Á quelque époque que vous veniez á Bahia, compléter la promenade jusqu´á Maragogipe vous permettra des vues romantiques sur le fleuve, les villages de potiers, les fermettes bordées de bananiers, ombrées de manguiers, les rives bordées de palétuviers. Rêve de tous les photographes... Mais c´est surtout au moment du carnaval que cette ville s´éveille et offre le plus étonnant spectacle de l´état, bien plus convaincant que celui de Salvador, maintenant envahi par le mercantilisme.
Au bord du fleuve, depuis le matin jusqu´á tard dans la nuit, colombines et marquises, clowns, coy-boys, odalisques, pierrots et sultans dansent et s´interpellent, masqués ou quasiment nus, mais toujours chaudement baignés de magie…
Ne pensez pas que lá s´arrête la liste des trésors de Saint Sauveur de la Baie de Tous les Saints, première capitale du Brésil, mais je pense que vous en avez déja assez pour une bonne semaine. Nous vous attendons!  
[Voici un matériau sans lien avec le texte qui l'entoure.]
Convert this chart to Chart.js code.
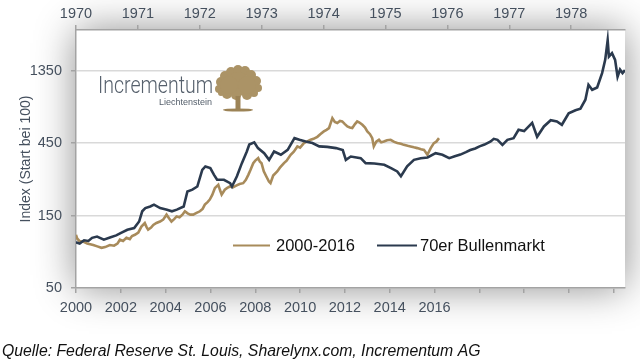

NDLR.- Ce que l´auteur, critique gastronomique, galériste et commissaire ne vous a pas dit, c´est que, français résident depuis 1975 á Salvador, il possède dans le centre historique une maison connue dans tout le Brésil. Truffée de collections d´art populaire et contemporain, elle a été classée en 2007 “Maison-Musée” par le Ministère de la Culture. La Casa-Museu Solar Santo Antônio offre, outre deux confortables chambres d´hôtes (B&B) avec une vue magnifique sur le jardin, le port, la baie et les îles, toutes les informations indispensables pour rendre votre séjour inoubliable, loin de tous les lieux communs pour attrape-touristes. Une petite galerie d´art – contemporain et populaire - saura vous tenter.
Pour les groupes d´environ 20 participants, une croisière de trois jours peut être organisée dans la baie e le fleuve Paraguassu. Trois semaines d´avance doivent être prévues pour préparer ce voyage dans le temps. Contact:dimitri.bahia@gmail.com

Pour vos achats,
Vous avez le Mercado Modelo, bazar local, tout pour le touriste de base, la Feira de São Joaquim, fascinant marché oú l´Afrique et les Amériques se rejoignent, les boutiques populaires de la Baixa dos Sapateiros et les centres commerciaux  - Salvador Shopping, Barra, Iguatemi etc. - tant appréciés para la classe moyenne baianaise. Le rêve de la consomation á l´américaine. Faites tout de même un tour dans le Pelourinho. En fouinant bien, vous trouverez peut-être. Á un coin de la Rua das Laranjeiras, Mesdames, n´hésitez pas á entrer dans le magasin de Márcia Ganem. Ses créations sont dangeureusement séduisantes et á des prix encore abordables.

Mes restaurants préférés:
$ Mini-Cacique. Rua Ruy Barbosa,29. Ouvert seulement á déjeuner du lundi au vendredi.
$$ Ramma. Cruzeiro de São Francisco, 7. Restaurant naturel. Vous ne payerez que le poids de ce que vous aurez pris.
$$$ Villa Bahia. Cruzeiro de São Francisco, 16. Excellente nouvelle cuisine brésilienne dans un cadre sofistiqué.
$$$$ Soho. Avenida Contorno, 1010. Un remarquable japonais au bord de l´eau
$$$$ Paraíso Tropical. Rua Edgard Loureiro, 98-B Cabula. Un chef baianais crée des plats surprenants sur les bases de la cuisine locale traditionnelle.

Cet article devait être publié dans une revue française de voyages qui semble avoir disparu peu aprés sa naissance. Profitez-en!